I’m unclear from your description whether the 0′s are necessary. If you don’t want them, you can use “#.” instead, right? What use case doesn’t the existing behavior support? It’s supposed to be compatible with existing standards, so if it’s not, a test case and patch would be great.
Xaprb
10 Oct 07 at 12:50 pm
I can’t include your GPL code in an APACHE licensed project, as GPL requires me to license my work under GPL… For same reason I can dual license as the only license compatible with GPL is … GPL.
Fyi, APACHE/BSD/MIT licenses are recognized free software licenses taht allow the code to be included in any software (even commercial) with the only restriction NOT to use the author name as a trademark, and to keep in source code the original copyright notices.

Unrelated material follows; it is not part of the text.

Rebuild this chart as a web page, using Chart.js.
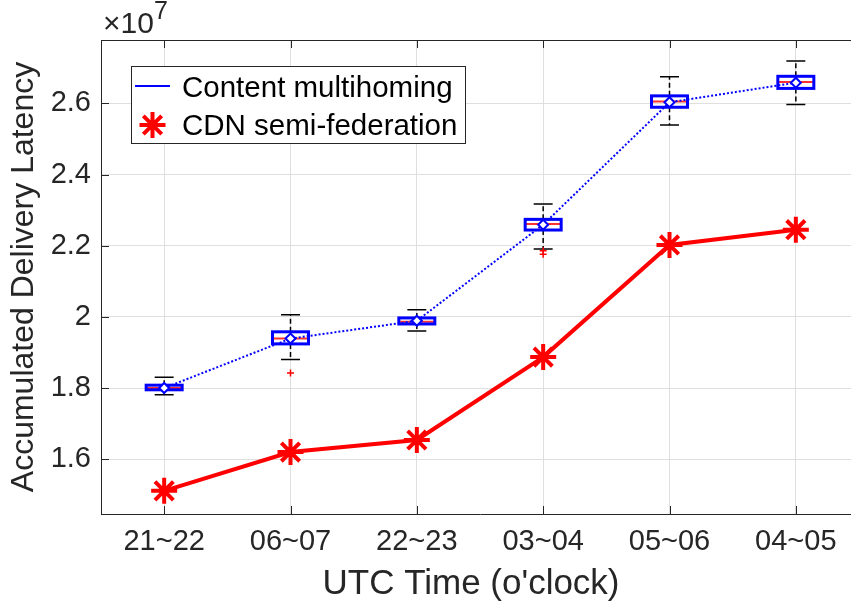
<!DOCTYPE html>
<html>
<head>
<meta charset="utf-8">
<title>Accumulated Delivery Latency</title>
<script src="https://cdn.jsdelivr.net/npm/chart.js@4.4.1/dist/chart.umd.min.js"></script>
<style>
  html, body { margin: 0; padding: 0; background: #fff; overflow: hidden; }
  #wrap { width: 880px; height: 607px; }
</style>
</head>
<body>
<div id="wrap"><canvas id="latencyChart" width="880" height="607"></canvas></div>
<script>
// time slots on the x axis (UTC hours)
const timeSlots = ['21~22', '06~07', '22~23', '03~04', '05~06', '04~05'];

// Content multihoming, box statistics per slot (units of 10^7)
const mhWhiskerLow  = [1.781, 1.880, 1.960, 2.191, 2.539, 2.597];
const mhQ1          = [1.795, 1.924, 1.980, 2.244, 2.589, 2.642];
const mhMedian      = [1.800, 1.939, 1.986, 2.261, 2.605, 2.660];
const mhQ3          = [1.808, 1.958, 1.997, 2.274, 2.621, 2.676];
const mhWhiskerHigh = [1.830, 2.006, 2.020, 2.317, 2.675, 2.719];
const mhMean        = [1.800, 1.939, 1.989, 2.259, 2.603, 2.658];
const mhOutlierSlot  = ['06~07', '03~04', '03~04'];
const mhOutlierValue = [1.842, 2.186, 2.176];

// CDN semi-federation (units of 10^7)
const cdnLatency = [1.511, 1.620, 1.654, 1.887, 2.202, 2.245];

const yTicks = [1.6, 1.8, 2.0, 2.2, 2.4, 2.6];

const xTitle = "UTC Time (o'clock)";
const yTitle = 'Accumulated Delivery Latency';

const FONT = "'Liberation Sans', Arial, Helvetica, sans-serif";
const AXIS = '#262626';
const BLUE = '#0000ff';
const RED = '#ff0000';

// whiskers go under everything else
const whiskerPlugin = {
  id: 'whiskers',
  beforeDatasetsDraw(chart) {
    const { ctx, scales: { x, y } } = chart;
    const capHalf = (x.getPixelForValue(1) - x.getPixelForValue(0)) * 0.075;
    ctx.save();
    ctx.strokeStyle = '#000';
    ctx.lineWidth = 1.5;
    timeSlots.forEach((s, i) => {
      const px = x.getPixelForValue(i);
      const lo = y.getPixelForValue(mhWhiskerLow[i]);
      const hi = y.getPixelForValue(mhWhiskerHigh[i]);
      ctx.setLineDash([5, 3]);
      ctx.beginPath();
      ctx.moveTo(px, y.getPixelForValue(mhQ3[i]));
      ctx.lineTo(px, hi);
      ctx.moveTo(px, y.getPixelForValue(mhQ1[i]));
      ctx.lineTo(px, lo);
      ctx.stroke();
      ctx.setLineDash([]);
      ctx.beginPath();
      ctx.moveTo(px - capHalf, hi);
      ctx.lineTo(px + capHalf, hi);
      ctx.moveTo(px - capHalf, lo);
      ctx.lineTo(px + capHalf, lo);
      ctx.stroke();
    });
    ctx.restore();
  },
  // box outline and median on top of the (empty) floating bars
  afterDatasetDraw(chart, args) {
    if (args.index !== 0) return;
    const { ctx, scales: { y } } = chart;
    ctx.save();
    args.meta.data.forEach((bar, i) => {
      const left = bar.x - bar.width / 2;
      const top = Math.min(bar.y, bar.base);
      const h = Math.abs(bar.base - bar.y);
      const my = y.getPixelForValue(mhMedian[i]);
      ctx.strokeStyle = '#ff3030';
      ctx.lineWidth = 2;
      ctx.beginPath();
      ctx.moveTo(left, my);
      ctx.lineTo(left + bar.width, my);
      ctx.stroke();
      ctx.strokeStyle = BLUE;
      ctx.lineWidth = 3;
      ctx.strokeRect(left, top, bar.width, h);
    });
    ctx.restore();
  }
};

// top frame line, inward tick marks, x title, exponent label and legend box
const framePlugin = {
  id: 'frame',
  afterDraw(chart) {
    const { ctx, chartArea: a, scales: { x, y } } = chart;
    ctx.save();
    ctx.strokeStyle = AXIS;
    ctx.lineWidth = 1;
    ctx.beginPath();
    ctx.moveTo(a.left, a.top + 0.5);
    ctx.lineTo(a.right, a.top + 0.5);
    x.ticks.forEach((t, i) => {
      const px = Math.round(x.getPixelForTick(i)) + 0.5;
      ctx.moveTo(px, a.bottom);
      ctx.lineTo(px, a.bottom - 8);
      ctx.moveTo(px, a.top);
      ctx.lineTo(px, a.top + 8);
    });
    y.ticks.forEach((t, i) => {
      const py = Math.round(y.getPixelForTick(i)) + 0.5;
      ctx.moveTo(a.left, py);
      ctx.lineTo(a.left + 8, py);
    });
    ctx.stroke();

    ctx.fillStyle = AXIS;
    ctx.textAlign = 'center';
    ctx.textBaseline = 'middle';
    ctx.font = '35px ' + FONT;
    ctx.fillText(xTitle, 471, 584);

    // x 10^7 multiplier
    ctx.textBaseline = 'alphabetic';
    ctx.textAlign = 'left';
    ctx.font = '30px ' + FONT;
    ctx.fillText('\u00d710', 103, 33);
    const w = ctx.measureText('\u00d710').width;
    ctx.font = '25px ' + FONT;
    ctx.fillText('7', 103 + w, 19);

    // legend
    const lx = 131.5, ly = 66.5, lw = 334, lh = 77;
    ctx.fillStyle = '#fff';
    ctx.fillRect(lx, ly, lw, lh);
    ctx.strokeStyle = AXIS;
    ctx.lineWidth = 1;
    ctx.strokeRect(lx, ly, lw, lh);

    const ds = chart.data.datasets;
    ctx.strokeStyle = BLUE;
    ctx.lineWidth = 2;
    ctx.beginPath();
    ctx.moveTo(135, 86);
    ctx.lineTo(170, 86);
    ctx.stroke();

    ctx.strokeStyle = RED;
    ctx.lineWidth = 4;
    Chart.helpers.drawPoint(ctx, { pointStyle: 'star', radius: 13, rotation: 0, borderWidth: 4 }, 152.5, 125);

    ctx.fillStyle = '#000';
    ctx.font = '29.5px ' + FONT;
    ctx.textBaseline = 'middle';
    ctx.fillText(ds[2].label, 182, 89);
    ctx.fillText(ds[3].label, 182, 127);
    ctx.restore();
  }
};

new Chart(document.getElementById('latencyChart'), {
  type: 'bar',
  data: {
    labels: timeSlots,
    datasets: [
      {
        label: 'box',
        data: timeSlots.map((s, i) => [mhQ1[i], mhQ3[i]]),
        backgroundColor: 'rgba(0,0,0,0)',
        borderWidth: 0,
        categoryPercentage: 1,
        barPercentage: 0.285,
        order: 4
      },
      {
        type: 'line',
        label: 'outliers',
        data: mhOutlierSlot.map((s, i) => ({ x: s, y: mhOutlierValue[i] })),
        showLine: false,
        pointStyle: 'cross',
        pointRadius: 3.5,
        pointBorderWidth: 1.5,
        pointBorderColor: RED,
        order: 3
      },
      {
        type: 'line',
        label: 'Content multihoming',
        data: mhMean,
        borderColor: BLUE,
        borderWidth: 2,
        borderDash: [2, 2],
        pointStyle: 'rectRot',
        pointRadius: 5,
        pointBorderWidth: 2,
        pointBorderColor: BLUE,
        pointBackgroundColor: '#fff',
        order: 2
      },
      {
        type: 'line',
        label: 'CDN semi-federation',
        data: cdnLatency,
        borderColor: RED,
        borderWidth: 4,
        pointStyle: 'star',
        pointRadius: 13,
        pointBorderWidth: 4,
        pointBorderColor: RED,
        order: 1
      }
    ]
  },
  options: {
    responsive: false,
    devicePixelRatio: 1,
    animation: false,
    layout: { padding: { top: 40, right: 21, left: 0, bottom: 0 } },
    plugins: { legend: { display: false }, tooltip: { enabled: false } },
    scales: {
      x: {
        offset: true,
        grid: { color: '#dfdfdf', offset: false, drawTicks: false },
        border: { display: true, color: AXIS, width: 1 },
        ticks: { color: AXIS, font: { family: FONT, size: 29 }, padding: 11, maxRotation: 0, autoSkip: false },
        afterFit(scale) { scale.height = 93; }
      },
      y: {
        min: 1.446,
        max: 2.778,
        grid: { color: '#dfdfdf', drawTicks: false },
        border: { display: true, color: AXIS, width: 1 },
        afterBuildTicks(scale) { scale.ticks = yTicks.map(v => ({ value: v })); },
        ticks: {
          color: AXIS,
          font: { family: FONT, size: 29 },
          padding: 10,
          callback: v => String(Number(v.toFixed(1)))
        },
        title: { display: true, text: yTitle, color: AXIS, font: { family: FONT, size: 32 }, padding: { top: 5, bottom: 0 } },
        afterFit(scale) { scale.width = 101; }
      }
    }
  },
  plugins: [whiskerPlugin, framePlugin]
});
</script>
</body>
</html>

The issue with “0″ is for formating 4 -> “4″ and 4.1 -> “4.1″ with the same pattern. From your test cases :
-> 4.5, “0.00″, “4.50″, // OK : fixed number of decimals
-> 4, “0.#”, “4.0″, // I expected : “4″ # should be for optional
Nicolas De Loof
11 Oct 07 at 4:26 am
that would also be nice to configure the group and decimal symbol beeing used. As a french user, I’m using “,” for decimals and ” ” for hundreds.